Soon enough, DBA’s immediate neighborhood changed from creating to consuming. Street muggings declined, and lease muggings began. In November 2014, with an eviction date looming, DBA decided to say goodbye with a month-long celebration of concerts, booking artists both low-profile and gone-massive. Conboy documents it all on film in his “Goodnight Brooklyn” documentary, hopefully out in late 2016, and already well-received both at SXSW the 2016 Melbourne Documentary Film Festival, where it won an award for Best International Documentary.

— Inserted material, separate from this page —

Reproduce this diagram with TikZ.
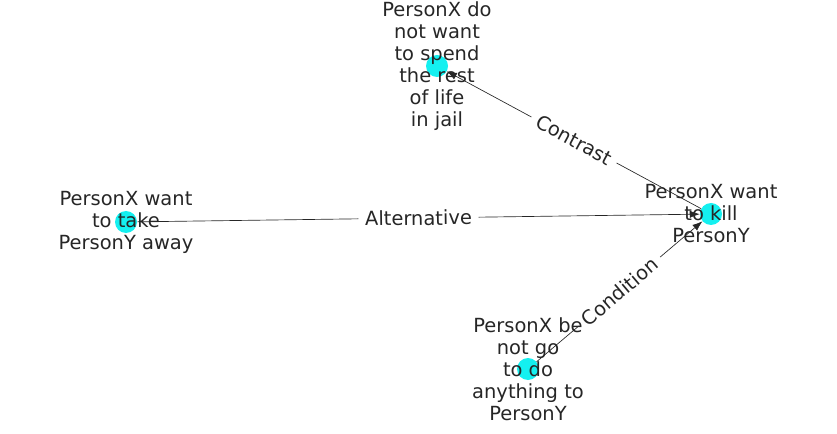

In addition to filming the final month, DBA pressed record for all shows. For fans of the music, as well as collectors of rare-as-shit, cool objects, Famous Class records is releasing 26 of these final live tracks, in chronological order, as Start Your Own Fucking Show Space, a vinyl-only, three-record compilation. Double gatefold jacket, printed sleeves, a listing of all shows in DBA’s history; i.e., the works. If you need it on clear, blue, and red vinyl, order fast, or it’s gone. If you’re a Ty Segall fan, order fast and go for the deluxe bundle, which includes a bonus, very limited (as in digital: never), red-vinyl recording of Segall’s first, full NYC show, at DBA in 2008, including an unreleased track, “Don’t You Want To Go”.

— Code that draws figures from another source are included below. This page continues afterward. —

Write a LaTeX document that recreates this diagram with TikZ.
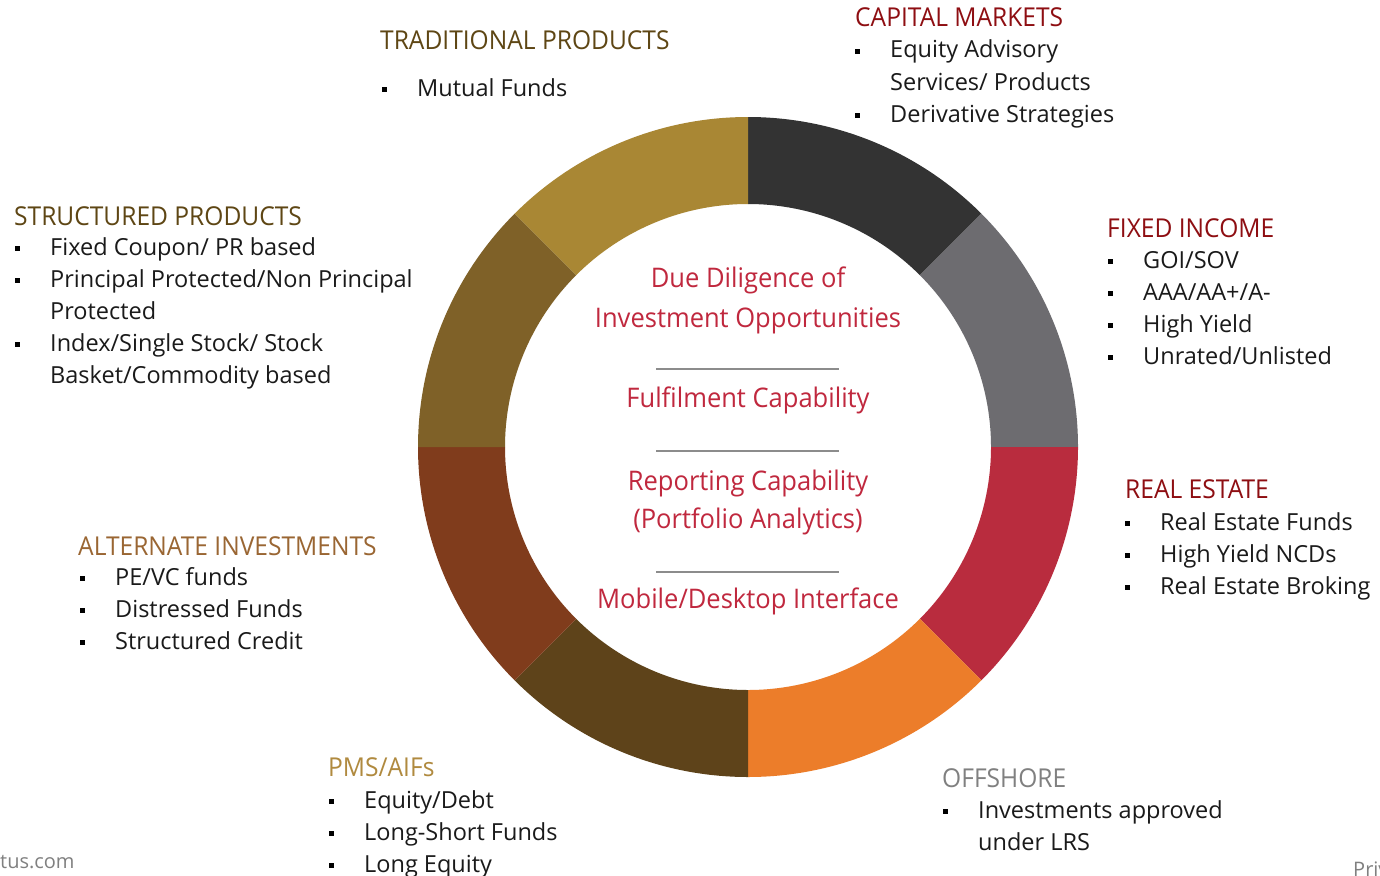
\documentclass[tikz,border=0pt]{standalone}
\usepackage{fontspec}
\setmainfont{Open Sans}
\newfontfamily\narrowfont[FakeStretch=0.945]{Open Sans}
\usetikzlibrary{calc}
\definecolor{s1}{HTML}{333333}
\definecolor{s2}{HTML}{6D6C70}
\definecolor{s3}{HTML}{B92C3E}
\definecolor{s4}{HTML}{EC7D2A}
\definecolor{s5}{HTML}{5E431A}
\definecolor{s6}{HTML}{803C1C}
\definecolor{s7}{HTML}{7F6128}
\definecolor{s8}{HTML}{A98734}
\definecolor{hgold}{HTML}{5E4614}
\definecolor{hred}{HTML}{8E0E12}
\definecolor{halt}{HTML}{9A6633}
\definecolor{hpms}{HTML}{B08A3F}
\definecolor{hoff}{HTML}{808080}
\definecolor{crim}{HTML}{C0283E}
\definecolor{txt}{HTML}{1A1A1A}
\definecolor{sepg}{HTML}{8C8C8C}
\newcommand\myitem[4]{\node[body] (#1) at (#2,#3) {#4};
  \node[bul] (#1b) at ([xshift=-32.5pt,yshift=6.5pt]#1.base west) {};}
\begin{document}
\begin{tikzpicture}[x=1pt,y=-1pt,
  head/.style={anchor=base west,inner sep=0,font=\narrowfont\fontsize{26}{30}\selectfont},
  body/.style={anchor=base west,inner sep=0,font=\fontsize{23.5}{28}\selectfont,text=txt},
  bul/.style={fill=black,inner sep=0,minimum size=5.5pt,rectangle,draw=none},
  ctr/.style={anchor=base,inner sep=0,font=\narrowfont\fontsize{27}{32}\selectfont,text=crim},
  sepline/.style={draw=sepg,line width=2pt},
  foot/.style={anchor=base west,inner sep=0,font=\fontsize{20}{24}\selectfont,text=hoff}]
\useasboundingbox (0,0) rectangle (1380,875);
\fill[white] (0,0) rectangle (1380,875);
\coordinate (c) at (748,447);
\foreach \a/\col in {90/s1,45/s2,0/s3,-45/s4,-90/s5,-135/s6,-180/s7,-225/s8} {
  \pgfmathtruncatemacro\b{\a-45}
  \fill[\col] ($(c)+(\a:330pt)$) arc[start angle=\a, end angle=\b, radius=330pt]
    -- ($(c)+(\b:243pt)$) arc[start angle=\b, end angle=\a, radius=243pt] -- cycle;
}
% centre texts
\node[ctr] (dd1) at (748,287) {Due Diligence of};
\node[ctr] (dd2) at (748,327) {Investment Opportunities};
\node[ctr] (ful) at (748,407) {Fulfilment Capability};
\node[ctr] (rep1) at (748,490) {Reporting Capability};
\node[ctr] (rep2) at (748,528) {(Portfolio Analytics)};
\node[ctr] (mob) at (748,608) {Mobile/Desktop Interface};
\draw[sepline] (656,369) -- (839,369);
\draw[sepline] (656,451) -- (839,451);
\draw[sepline] (656,572) -- (839,572);
% traditional
\node[head,text=hgold] (trh) at (380,50) {TRADITIONAL PRODUCTS};
\myitem{tr1}{417}{96}{Mutual Funds}
% capital markets
\node[head,text=hred] (cmh) at (855,27) {CAPITAL MARKETS};
\myitem{cm1}{890}{58}{Equity Advisory}
\node[body] (cm1c) at (890,90) {Services/ Products};
\myitem{cm2}{890}{122}{Derivative Strategies}
% fixed income
\node[head,text=hred] (fih) at (1107,237) {FIXED INCOME};
\myitem{fi1}{1143}{268}{GOI/SOV}
\myitem{fi2}{1143}{300}{AAA/AA+/A-}
\myitem{fi3}{1143}{332}{High Yield}
\myitem{fi4}{1143}{364}{Unrated/Unlisted}
% real estate
\node[head,text=hred] (reh) at (1125,498) {REAL ESTATE};
\myitem{re1}{1160}{530}{Real Estate Funds}
\myitem{re2}{1160}{562}{High Yield NCDs}
\myitem{re3}{1160}{594}{Real Estate Broking}
% structured
\node[head,text=hgold] (sph) at (14,225) {STRUCTURED PRODUCTS};
\myitem{sp1}{50}{255}{Fixed Coupon/ PR based}
\myitem{sp2}{50}{287}{Principal Protected/Non Principal}
\node[body] (sp2c) at (50,319) {Protected};
\myitem{sp3}{50}{351}{Index/Single Stock/ Stock}
\node[body] (sp3c) at (50,383) {Basket/Commodity based};
% alternate
\node[head,text=halt] (aih) at (78,555) {ALTERNATE INVESTMENTS};
\myitem{ai1}{115}{585}{PE/VC funds}
\myitem{ai2}{115}{617}{Distressed Funds}
\myitem{ai3}{115}{649}{Structured Credit}
% PMS
\node[head,text=hpms] (pmh) at (328,776) {PMS/AIFs};
\myitem{pm1}{364}{808}{Equity/Debt}
\myitem{pm2}{364}{840}{Long-Short Funds}
\myitem{pm3}{364}{872}{Long Equity}
% offshore
\node[head,text=hoff] (ofh) at (942,787) {OFFSHORE};
\myitem{of1}{978}{818}{Investments approved}
\node[body] (of1c) at (978,850) {under LRS};
% footer
\node[foot] (ft1) at (0,868) {tus.com};
\node[foot] (ft2) at (1353,876) {Priv};
\end{tikzpicture}
\end{document}
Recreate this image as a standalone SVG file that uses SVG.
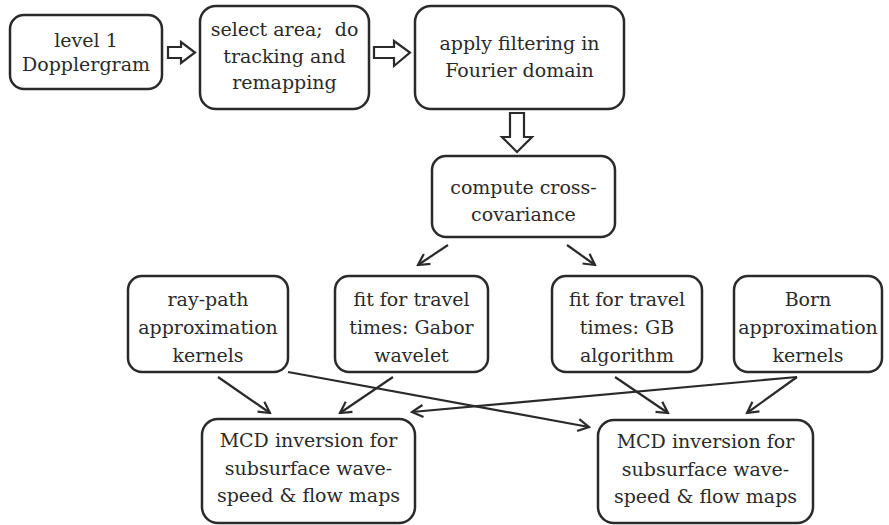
<svg xmlns="http://www.w3.org/2000/svg" width="889" height="525" viewBox="0 0 889 525">
<style>
.box{fill:#fff;stroke:#2a2a2a;stroke-width:2.5}
text{font-family:'DejaVu Serif',serif;font-size:19px;fill:#2a2a2a;text-anchor:middle}
.ln{fill:none;stroke:#2a2a2a;stroke-width:2.2}
.blk{fill:#fff;stroke:#2a2a2a;stroke-width:2.2;stroke-linejoin:miter}
</style>
<defs>
<marker id="v" viewBox="0 0 14 14" refX="12" refY="7" markerWidth="14" markerHeight="14" markerUnits="userSpaceOnUse" orient="auto">
<path d="M1,1 L12,7 L1,13" fill="none" stroke="#2a2a2a" stroke-width="2.2"/>
</marker>
</defs>
<rect width="889" height="525" fill="#fff"/>
<g id="n1"><rect class="box" x="10" y="15" width="152" height="74" rx="14"/>
<text x="86" y="47">level 1</text><text x="86" y="71">Dopplergram</text></g>
<g id="n2"><rect class="box" x="200" y="6" width="169" height="103" rx="16"/>
<text x="284.5" y="36" xml:space="preserve">select area;  do</text><text x="284.5" y="63">tracking and</text><text x="284.5" y="89">remapping</text></g>
<g id="n3"><rect class="box" x="415" y="6" width="209" height="103" rx="16"/>
<text x="519.5" y="50">apply filtering in</text><text x="519.5" y="77">Fourier domain</text></g>
<g id="n4"><rect class="box" x="432" y="156" width="183" height="81" rx="14"/>
<text x="523.5" y="194">compute cross-</text><text x="523.5" y="221">covariance</text></g>
<g id="n5"><rect class="box" x="128" y="276" width="160" height="96" rx="14"/>
<text x="208" y="306">ray-path</text><text x="208" y="334">approximation</text><text x="208" y="362">kernels</text></g>
<g id="n6"><rect class="box" x="335" y="276" width="153" height="96" rx="14"/>
<text x="411.5" y="306">fit for travel</text><text x="411.5" y="334">times: Gabor</text><text x="411.5" y="362">wavelet</text></g>
<g id="n7"><rect class="box" x="552" y="276" width="150" height="96" rx="14"/>
<text x="627" y="306">fit for travel</text><text x="627" y="334">times: GB</text><text x="627" y="362">algorithm</text></g>
<g id="n8"><rect class="box" x="734" y="276" width="148" height="96" rx="14"/>
<text x="808" y="306">Born</text><text x="808" y="334">approximation</text><text x="808" y="362">kernels</text></g>
<g id="n9"><rect class="box" x="202" y="419" width="213" height="104" rx="16"/>
<text x="308.5" y="447">MCD inversion for</text><text x="308.5" y="475">subsurface wave-</text><text x="308.5" y="502">speed &amp; flow maps</text></g>
<g id="n10"><rect class="box" x="598" y="420" width="215" height="103" rx="16"/>
<text x="705.5" y="448">MCD inversion for</text><text x="705.5" y="476">subsurface wave-</text><text x="705.5" y="503">speed &amp; flow maps</text></g>
<g id="connectors">
<path class="blk" d="M168,47 H181 V42 L195,52.5 L181,63 V58 H168 Z"/>
<path class="blk" d="M374,47 H394 V41 L410,52.5 L394,66 V58 H374 Z"/>
<path class="blk" d="M510,113 H524 V137 H532 L517,152 L502,137 H510 Z"/>
<line class="ln" x1="448" y1="245" x2="418" y2="265" marker-end="url(#v)"/>
<line class="ln" x1="567" y1="245" x2="595" y2="265" marker-end="url(#v)"/>
<line class="ln" x1="218" y1="377" x2="270" y2="413" marker-end="url(#v)"/>
<line class="ln" x1="393" y1="377" x2="340" y2="413" marker-end="url(#v)"/>
<line class="ln" x1="288" y1="372" x2="589" y2="427" marker-end="url(#v)"/>
<line class="ln" x1="797" y1="377" x2="412" y2="412" marker-end="url(#v)"/>
<line class="ln" x1="615" y1="377" x2="668" y2="413" marker-end="url(#v)"/>
<line class="ln" x1="797" y1="377" x2="747" y2="413" marker-end="url(#v)"/>
</g>
</svg>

Critical distance proves difficult when it comes to assessing the overall talent assembled, partially because a certain Ravelin writer (ahem) was present for the track “Monkey Trip” by Pampers. Some acts cut their teeth at the shadiest of long-gone, pre-DBA Brooklyn joints (Deerhoof, Ted Leo, Lightning Bolt, Shellshag) and others used the home field advantage offered by DBA to get things right (Parquet Courts, Protomartyr, Sleepies, Screaming Females, Grooms). Still others, despite outgrowing clubs of the same size as their careers skyrocketed outside of Brooklyn, return the favor of DBA’s early NYC support (Jeff the Brotherhood, Future Islands, Thee Oh Sees, Dan Deacon, Segall). And then there are those that need more attention, and right now (Downtown Boys). Styles range from scuzz to shoegaze to new romantic to electro pop. All are still together or performing in some fashion, which only highlights how the title Start Your Own Fucking Show Space works not just as snappy response to complainers in the club, but how it serves as a serious directive. Start Your Own Fucking Show Space is a call to action.

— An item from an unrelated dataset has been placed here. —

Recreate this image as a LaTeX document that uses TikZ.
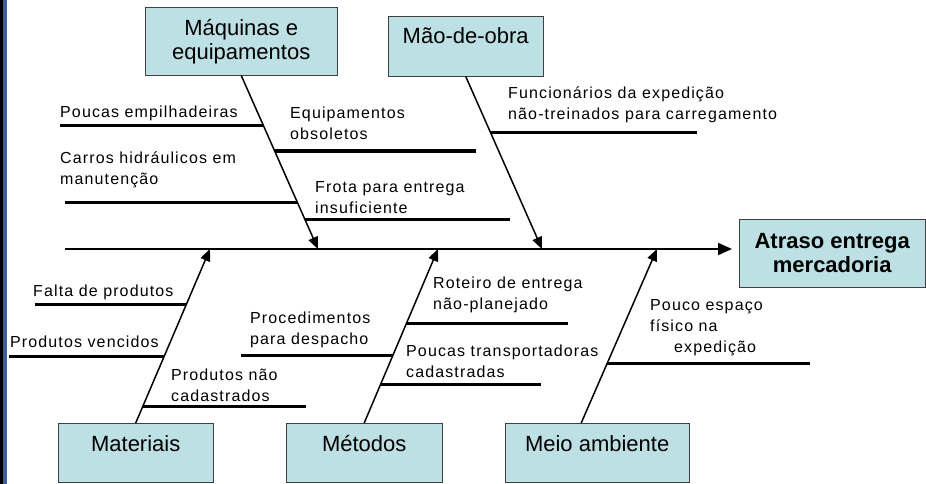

We caught up with Cyrus Lubin of Famous Class records, asked about Start Your Own Fucking Show Space, and let him tell it as it was:
This 3XLp is a nice tribute, and a pretty cool object to own. How much work was it? How long did it take? What’s your favorite feature (the hardcover book, the art, the color vinyl)?
This thing was a fuck-load of work! by the time it comes out I think we will have spent 18 months making it. My favorite part is probably the inner sleeves which lists every single of the 1,800 shows at Death By Audio. It’s an unreal thing to see in person. Edan [Wilber] and I spent countless hours combing through it, making sure it was all in the right order and fixing so, so many spelling mistakes and misplaced commas.
Was each track recorded the same way in that final month?
Yep, the DBA dudes and I had already done the Flexibook together so when the news came in on the pending eviction we knew we’d want to make something like this. Matt [Conboy] and Edan stepped up the recording set up for these shows and jay did a great job with mixing it all. The records sound awesome.
Who selected the tracks?
We all did really. I think at first I went through around 50 of the full sets and sent Matt and Edan my 20 to 30 picks but that was really just a jumping off point and we went through a lot of edits before landing on this final track list. It was important that this accurately represented the space, and that meant including both the bands that blew up like Ty [Segall] and Future Islands, but also the bands that played there 20 times over two years but aren’t well known outside of Brooklyn.